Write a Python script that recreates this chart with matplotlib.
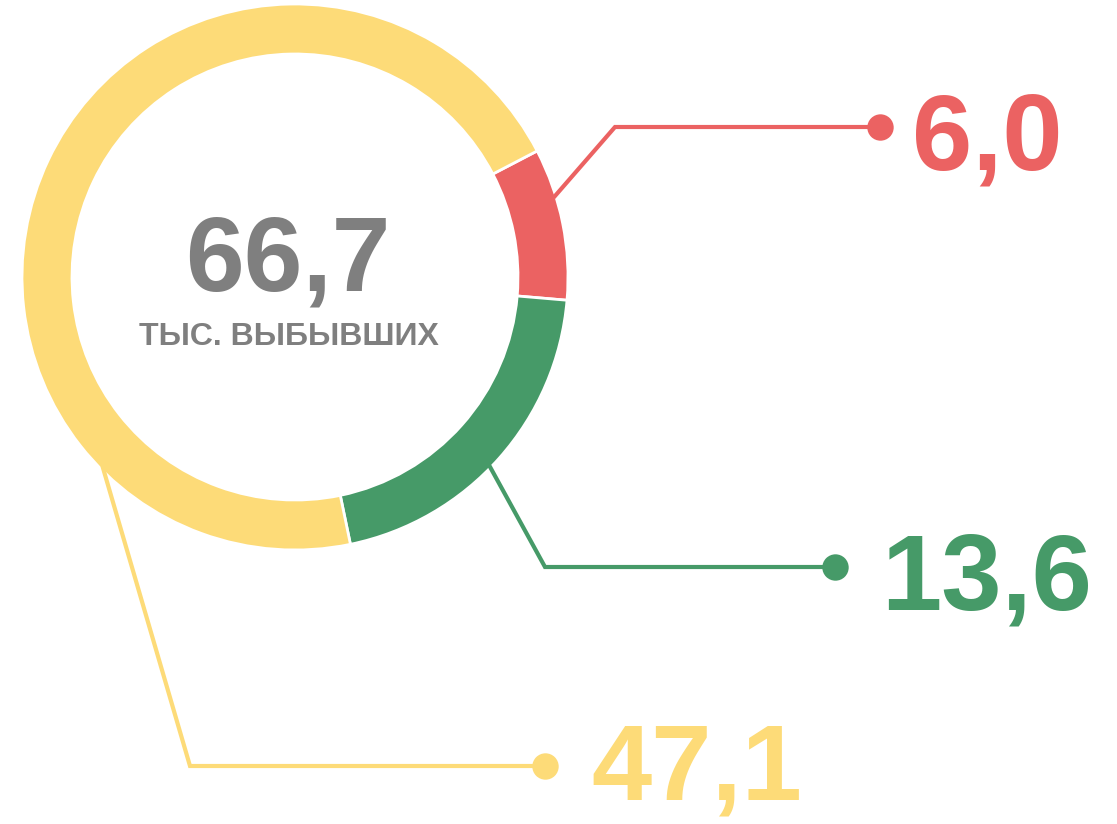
import matplotlib.pyplot as plt

# data
labels = ['6,0', '13,6', '47,1']
values = [6.0, 13.6, 47.1]
colors = ['#EB6262', '#469A68', '#FDDB78']
total_label = '66,7'
subtitle = 'ТЫС. ВЫБЫВШИХ'

W, H = 1117, 824
plt.rcParams['font.family'] = ['Liberation Sans', 'DejaVu Sans']

fig = plt.figure(figsize=(W / 100, H / 100), dpi=100)
ax = fig.add_axes([0, 0, 1, 1])

# donut, red segment starts upper right and goes clockwise
cx, cy, r = 295, H - 277, 273
ax.pie(values, colors=colors, center=(cx, cy), radius=r, startangle=27.5,
       counterclock=False, frame=True,
       wedgeprops=dict(width=50, edgecolor='white', linewidth=2))
ax.set_xlim(0, W)
ax.set_ylim(0, H)
ax.set_aspect('equal')
ax.axis('off')

# leader lines: (start, bend, end) in pixel coords from the top
leaders = [
    [(555, 196), (615, 127), (880, 127)],
    [(489, 465), (545, 567), (835, 567)],
    [(103, 468), (190, 766), (545, 766)],
]
text_pos = [(912, 169), (881, 609), (591, 800)]

for pts, c, lab, (tx, ty) in zip(leaders, colors, labels, text_pos):
    xs = [p[0] for p in pts]
    ys = [H - p[1] for p in pts]
    ax.plot(xs, ys, color=c, lw=3, solid_joinstyle='miter')
    ax.plot(xs[-1], ys[-1], 'o', color=c, markersize=19, markeredgewidth=0)
    ax.text(tx, H - ty, lab, color=c, fontsize=78, fontweight='bold',
            ha='left', va='baseline')

ax.text(288, H - 290, total_label, color='#7F7F7F', fontsize=76,
        fontweight='bold', ha='center', va='baseline')
ax.text(289, H - 345, subtitle, color='#7F7F7F', fontsize=23,
        fontweight='bold', ha='center', va='baseline')

fig.savefig('out.png', dpi=100)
************
* [YOUR OBJECTIVE]: Pick every line with "matplotlib" in it and copy it.

* [FULL SOLUTION]:
Write a Python script that recreates this chart with matplotlib.
import matplotlib.pyplot as plt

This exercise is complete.